A estabilidade da economia alemã funciona como um químico que impede o crescimento de uma fricção social cujas sementes já foram disseminadas pelo país: “Não quero imaginar como seria este país com 20% de desempregados”, afirma Schmiese.

Sim a Macron, distância de Trump

Além-fronteiras, é de esperar que Merkel continue a ser um pêndulo na mediação de conflitos internacionais e nos diálogos com vista à implementação de medidas para travar as alterações climáticas. Foi desde o início uma área em que se sentiu bem: com o seu domínio exemplar do russo e do inglês, prontamente conseguiu que machos como Putin, Bush ou Trump não a vissem como uma dona de casa mas como uma mulher inteligente. Na Europa, encontrou em Macron o parceiro francês para uma Europa que conduzia sozinha há quase uma década, apoiando-o na tentativa de implementar um ministro das Finanças comunitário e de outras reformas. Ao mesmo tempo, vai ter de conviver com o ódio destilado de leste, onde os líderes da Hungria, da Polónia e da República Checa a têm como alvo preferencial.

De complexa resolução é também o conflito diplomático com a Turquia, onde Erdogan ordenou mesmo a detenção de cidadãos alemães sob suspeita de cooperação num golpe de estado, sem que Merkel mostrasse empenho suficiente na sua libertação. Com a aceitação do compromisso de gastar 2% do PIB com a NATO, condição do executivo Trump, Merkel afirmou a sua disponibilidade para fazer da Alemanha um tampão a qualquer ímpeto expansionista de Putin, ao mesmo tempo que continua a defender as sanções aplicadas no seguimento da anexação da Crimeia.

Angela Merkel e Donald Trump na Cimeira do G7 na Sicília @Miguel Medina/AFP/Getty Images

Demasiado dependente dos EUA em termos de defesa, com bases militares americanas implementadas no país desde 1945, a Chanceler evita excessivas críticas a Donald Trump, mas não esconde uma absoluta oposição em relação às suas políticas e à sua conduta. Merkel e Trump são azeite e água, e isso vai notar-se sempre que for preciso juntarem-se.

Há muito que o Ocidente pede à chefe do governo alemão para receber a bandeira do mundo livre, para que a transporte e a agite. Para que guie os discípulos da democracia. Mas Merkel nunca o fez. Nem ela tem perfil para tal, nem a história recente deixa que a Alemanha assuma as rédeas do mundo. Merkel não é – nem será – uma mulher que suscita paixões. Nunca terá atrás dela hordas de seguidores com bandeiras alemãs e europeias a cuspir palavras de glória e de raiva. Ela existe para gerir, não para empolgar.

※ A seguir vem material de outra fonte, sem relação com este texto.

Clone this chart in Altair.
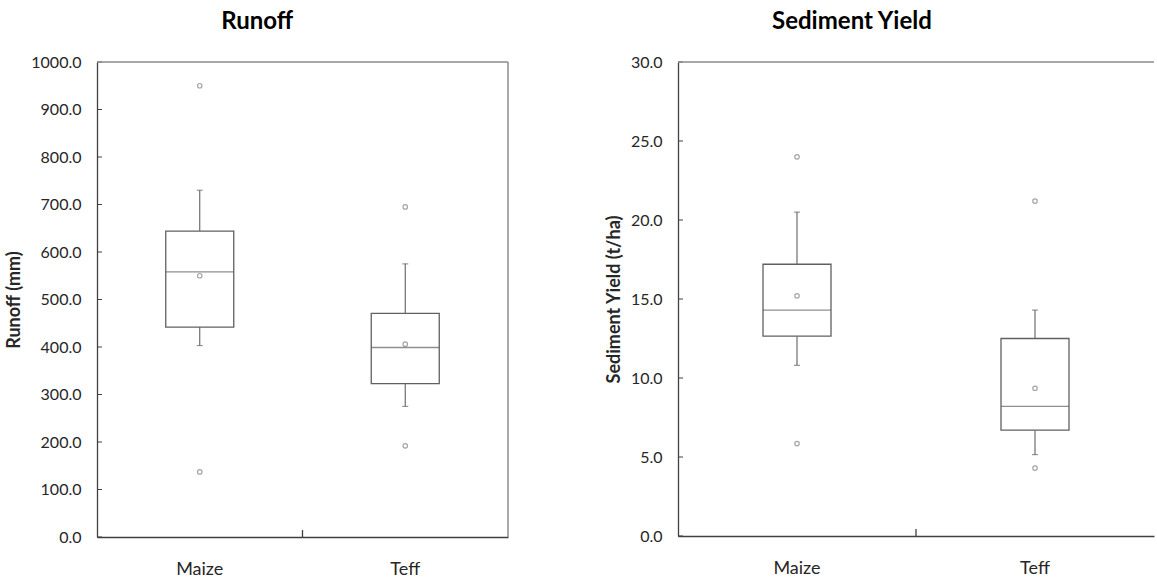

Mas pode não ter outra escolha. Com populistas a tomar de assalto o poder, guerras a rosnar, notícias falsas a sequestrar os média e a política de Facebook, basta-lhe permanecer calada e imóvel para desempenhar esse papel. Ela representa os que querem ficar no mesmo sítio. A revolução da normalidade. Há quem não acredite e continue a subestimar a Frau Alemanha. Ela não se importa. Até prefere assim.